Performance analysis of the multiuser Shalvi-Weinstein algorithm

• Published in: Signal processing Vol. 163; pp. 153 - 165
• Main Authors: Pavan, Flávio R.M., Silva, Magno T.M., Miranda, Maria D.
• Format: Journal Article
• Language: English
• Published: Elsevier B.V 01.10.2019
• Subjects: Adaptive signal processing; Higher-order statistics; Multiuser blind equalization; Performance analysis; Shalvi–Weinstein algorithm; Adaptive signal processing; Higher-order statistics; Performance analysis; Shalvi–Weinstein algorithm; Multiuser blind equalization
• ISSN: 0165-1684; 1872-7557
• DOI: 10.1016/j.sigpro.2019.05.012

•An extended analysis model is proposed to consider imperfect equalization conditions in the steady-state analysis of blind equalization constant-modulus-based algorithms.•This extended analysis model is applied to obtain a theoretical expression for the excess mean-square error of the multiuser Shalvi-Weinstein algorithm at steady state.•The proposed analysis expression agrees with simulated results in realistic operating conditions, even when perfect equalization is unachievable or channel noise is present.•The proposed analysis expression allows for the identification of distinct performance degradation causes in the multiuser Shalvi-Weinstein algorithm.
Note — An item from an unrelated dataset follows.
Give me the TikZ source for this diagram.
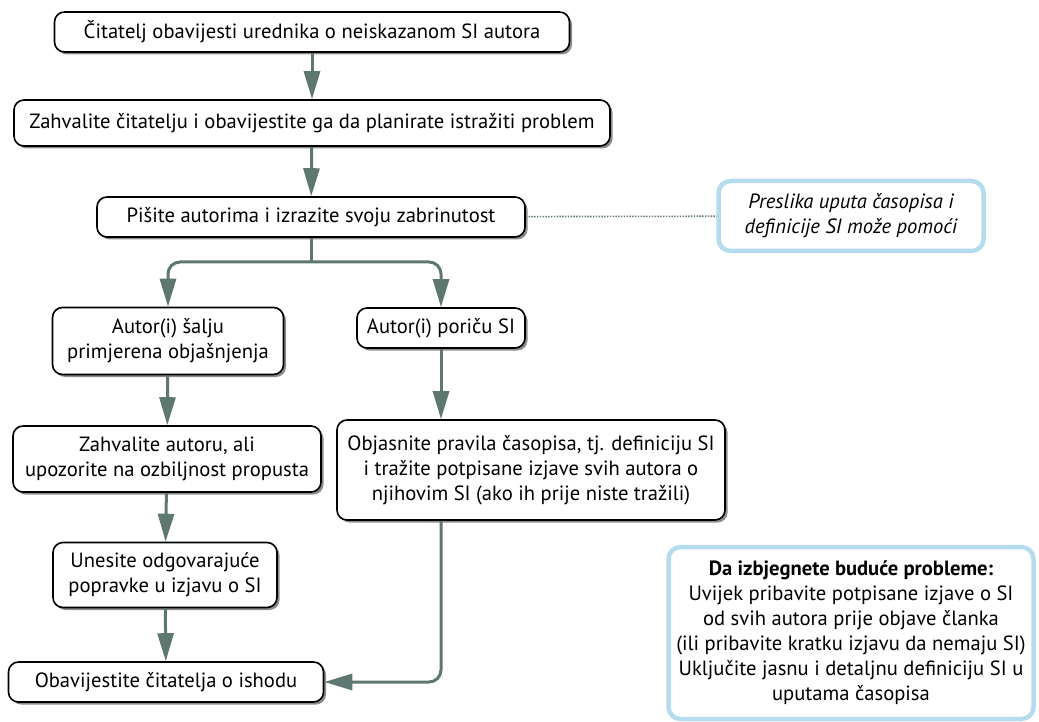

Performance analyses of blind adaptive equalizers provide valuable insights on their behavior, thus being fundamental in the design process. In the literature, interesting theoretical results to predict the steady-state performance of well-known constant-modulus-based algorithms were obtained under rather idealized equalization conditions. In practice, however, the communication channel is often noisy and perfect equalization can be unachievable. In this paper, we employ a linear regression model, commonly used in supervised adaptive filtering, to consider imperfect equalization conditions in the steady-state analysis of constant-modulus-based algorithms. Due to the nonlinear nature of blind algorithms, this analysis extension is a rather challenging, but rewarding, task. In particular, we apply the extended analysis model to the multiuser Shalvi–Weinstein algorithm, chosen due to its inherent advantages in adaptive blind equalization, namely high convergence rate and numerical robustness. As a result, we obtain a theoretical expression for its excess mean-square error (EMSE) at steady state. Interestingly enough, the resulting EMSE expression allows for the identification of distinct performance degradation causes, such as effects due to high-order statistics of the transmitted constellation, imperfect equalization, and multiuser cross-correlation penalty. In spite of the many assumptions considered throughout the EMSE expression derivation, simulation results validate it under realistic operating conditions.